WHAT THE TASK REQUIRES:
From the first line of the data below through the line holding "import plotly.graph_objects as go", output each line exactly and leave the pictures out.

==========

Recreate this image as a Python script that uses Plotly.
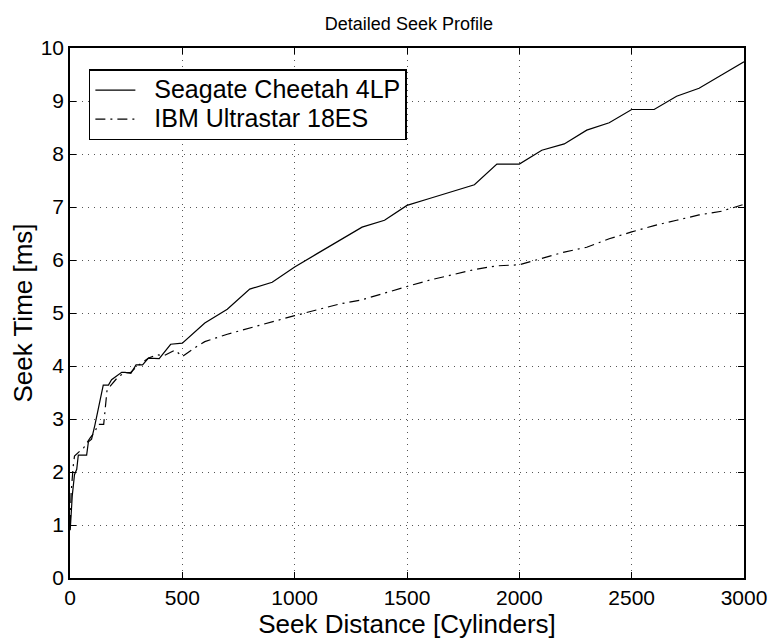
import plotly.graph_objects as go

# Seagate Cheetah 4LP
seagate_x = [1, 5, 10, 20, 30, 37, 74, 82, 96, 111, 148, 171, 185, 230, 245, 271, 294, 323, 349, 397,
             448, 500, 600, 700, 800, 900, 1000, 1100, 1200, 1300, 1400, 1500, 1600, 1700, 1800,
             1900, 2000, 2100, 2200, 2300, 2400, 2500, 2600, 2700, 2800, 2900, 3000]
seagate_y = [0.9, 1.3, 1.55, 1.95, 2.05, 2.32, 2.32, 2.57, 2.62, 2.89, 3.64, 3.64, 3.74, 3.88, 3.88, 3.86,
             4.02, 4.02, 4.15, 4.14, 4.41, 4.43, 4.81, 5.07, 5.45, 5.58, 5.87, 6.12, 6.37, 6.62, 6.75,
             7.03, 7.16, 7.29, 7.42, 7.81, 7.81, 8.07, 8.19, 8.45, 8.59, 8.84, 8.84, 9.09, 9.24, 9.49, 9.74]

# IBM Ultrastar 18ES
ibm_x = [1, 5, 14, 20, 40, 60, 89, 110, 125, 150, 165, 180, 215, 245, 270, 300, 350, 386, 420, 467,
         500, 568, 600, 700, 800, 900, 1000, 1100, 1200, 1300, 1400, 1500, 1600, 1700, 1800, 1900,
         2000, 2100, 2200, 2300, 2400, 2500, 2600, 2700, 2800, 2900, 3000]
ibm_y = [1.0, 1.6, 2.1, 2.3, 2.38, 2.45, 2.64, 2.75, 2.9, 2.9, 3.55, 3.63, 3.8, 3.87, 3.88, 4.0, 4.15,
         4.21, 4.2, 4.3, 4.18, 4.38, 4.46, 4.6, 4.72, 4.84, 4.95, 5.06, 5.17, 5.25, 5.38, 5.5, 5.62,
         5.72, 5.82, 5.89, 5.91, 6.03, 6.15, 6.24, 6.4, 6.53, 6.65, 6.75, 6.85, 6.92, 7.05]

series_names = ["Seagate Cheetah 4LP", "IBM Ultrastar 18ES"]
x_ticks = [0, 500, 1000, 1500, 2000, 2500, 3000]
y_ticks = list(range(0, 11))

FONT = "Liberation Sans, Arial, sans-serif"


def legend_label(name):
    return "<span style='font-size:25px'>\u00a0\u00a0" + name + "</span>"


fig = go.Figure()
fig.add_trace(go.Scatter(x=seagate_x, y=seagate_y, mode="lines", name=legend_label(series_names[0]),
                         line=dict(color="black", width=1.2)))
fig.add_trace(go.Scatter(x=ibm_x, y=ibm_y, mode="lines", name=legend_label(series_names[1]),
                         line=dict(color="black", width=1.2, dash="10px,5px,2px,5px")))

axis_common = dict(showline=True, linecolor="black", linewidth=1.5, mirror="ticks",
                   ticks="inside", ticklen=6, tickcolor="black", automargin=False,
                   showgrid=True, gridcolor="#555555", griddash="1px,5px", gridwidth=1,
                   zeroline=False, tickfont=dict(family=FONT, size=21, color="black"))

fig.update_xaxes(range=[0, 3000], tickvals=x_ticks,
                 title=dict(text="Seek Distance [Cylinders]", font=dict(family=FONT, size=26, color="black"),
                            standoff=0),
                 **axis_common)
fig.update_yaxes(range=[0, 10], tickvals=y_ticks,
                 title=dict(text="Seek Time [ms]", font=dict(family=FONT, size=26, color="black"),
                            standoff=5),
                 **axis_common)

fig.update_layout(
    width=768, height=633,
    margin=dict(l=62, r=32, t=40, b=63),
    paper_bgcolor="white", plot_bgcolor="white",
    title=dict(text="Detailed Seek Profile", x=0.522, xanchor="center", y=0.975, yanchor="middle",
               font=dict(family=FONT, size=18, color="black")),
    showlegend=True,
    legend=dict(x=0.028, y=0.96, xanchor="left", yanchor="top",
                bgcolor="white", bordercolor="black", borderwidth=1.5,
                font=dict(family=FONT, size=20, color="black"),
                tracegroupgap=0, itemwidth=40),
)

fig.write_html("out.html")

==========

WRITTEN SOLUTION:
Recreate this image as a Python script that uses Plotly.
import plotly.graph_objects as go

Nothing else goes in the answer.